Social media harvesting
Compared to general websites, social media data comes from single providers and can be fetched via Application Programming Interfaces (APIs).
This step provides:
- Content selection
- Content collection
Based on the tool comparison above, we have chosen SFM to harvest social media. Users select content via the user interface of SFM and also configure how often the harvest process should be performed. Starts and stops of harvests are communicated on a RabbitMQ message queue, and thus further actions, such as a Knowledge Graph generation, can be triggered.
Knowledge Graph generation
Data related to social media archiving is heterogeneous and needs to be made interoperable for appropriate data stewardship: harvesters produce content in JSON format, technical metadata is enclosed in WARC files, and user-provided provenance information resides in databases.
This step provides:
- Knowledge Graph requirements and a data model
- Declarative Knowledge Graph generation rules
- Software to automatically generate a Knowledge Graph
Knowledge Graph requirements and data model
We provide requirements for our Knowledge Graph in the form of user stories and competency questions, thus following common best practices. These requirements are available in this GoogleSpreadsheet. Given our use case we decided to use the Europeana Data Model (EDM), the de-facto standard for cultural heritage data. Additionally we use the PREMIS ontology in version 3 concerning preservation of digital content, which is able to describe collected and preserved WARC Files as well as the digital content they preserve. For each competency question we provide one SPARQL query to validate that our model can answer the question. Such a SPARQL query is a formal representation of the informal competency question, tied to a concrete model and therefore a concrete solution.
Knowledge Graph generation rules
The interoperable Knowledge Graph is generated using declarative reusable RML rules, thus no programming experience is needed.

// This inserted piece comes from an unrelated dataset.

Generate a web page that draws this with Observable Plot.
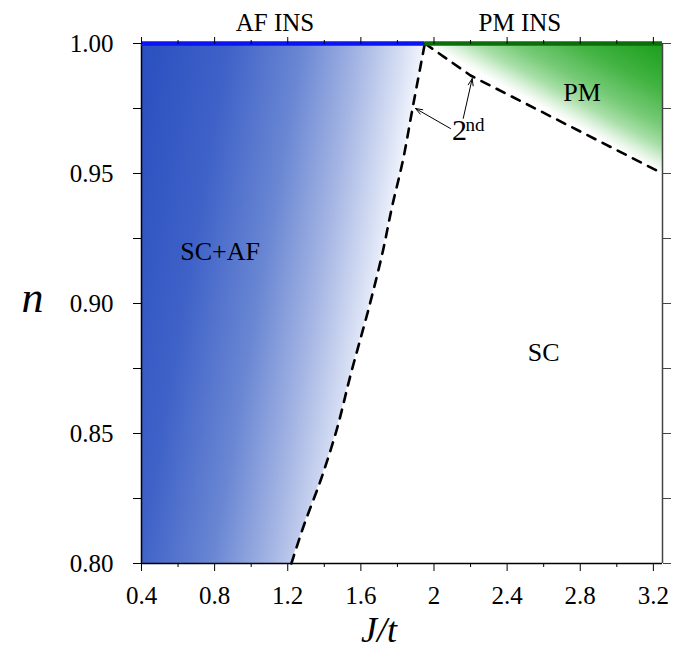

We express these RML rules using the more human-friendly YARRRML syntax,
these rules are available in the
mappings folder of this repository.
During the Knowledge Graph generation process an RML processor generates a Knowledge Graph based on the RML rules.
Automatic Knowledge Graph generation
We provide adapter software which integrates an RML processor into the SFM framework,
thus performing Knowledge Graph generation on the fly.
The documentation and configuration of this adapter software resides in the
message-queue-mapper folder of this repository.
To this end, we use the RMLMapper which listens to the RabbitMQ message queue of the SFM framework.
Metadata records generation
Although a Knowledge Graph-based data model enables semantic interoperability of data, concrete preservation systems or stakeholders may demand data in a domain-specific syntax.
This step provides:
- Software to build an API on top of a Knowledge Graph providing domain-specific metadata records
- Queries to fetch data from the Knowledge Graph
- Templates to create domain-specific metadata records
API to provide domain-specific metadata records
We use the tool Walder to set up an API on top of our Knowledge Graph.
The configuration and related resources are available in the
metadata-records-api folder of this repository.
This tool can be configured to read RDF files in different serializations, from SPARQL endpoints or triple stores.
Knowledge Graph Queries
With the tool Walder GraphQL-LD can be specified.
We provide queries as part of our configuration in the
Metadata records Templates
The tool Walder can use different HTML templating engines which we use to create XML-based metadata record templates.
These templates reside in the
metadata-records-api/views folder of this repository.
We use the Handlebars engine and created three templates:
one to view collections, one to export in EAD 2002 format and one in MARC XML format.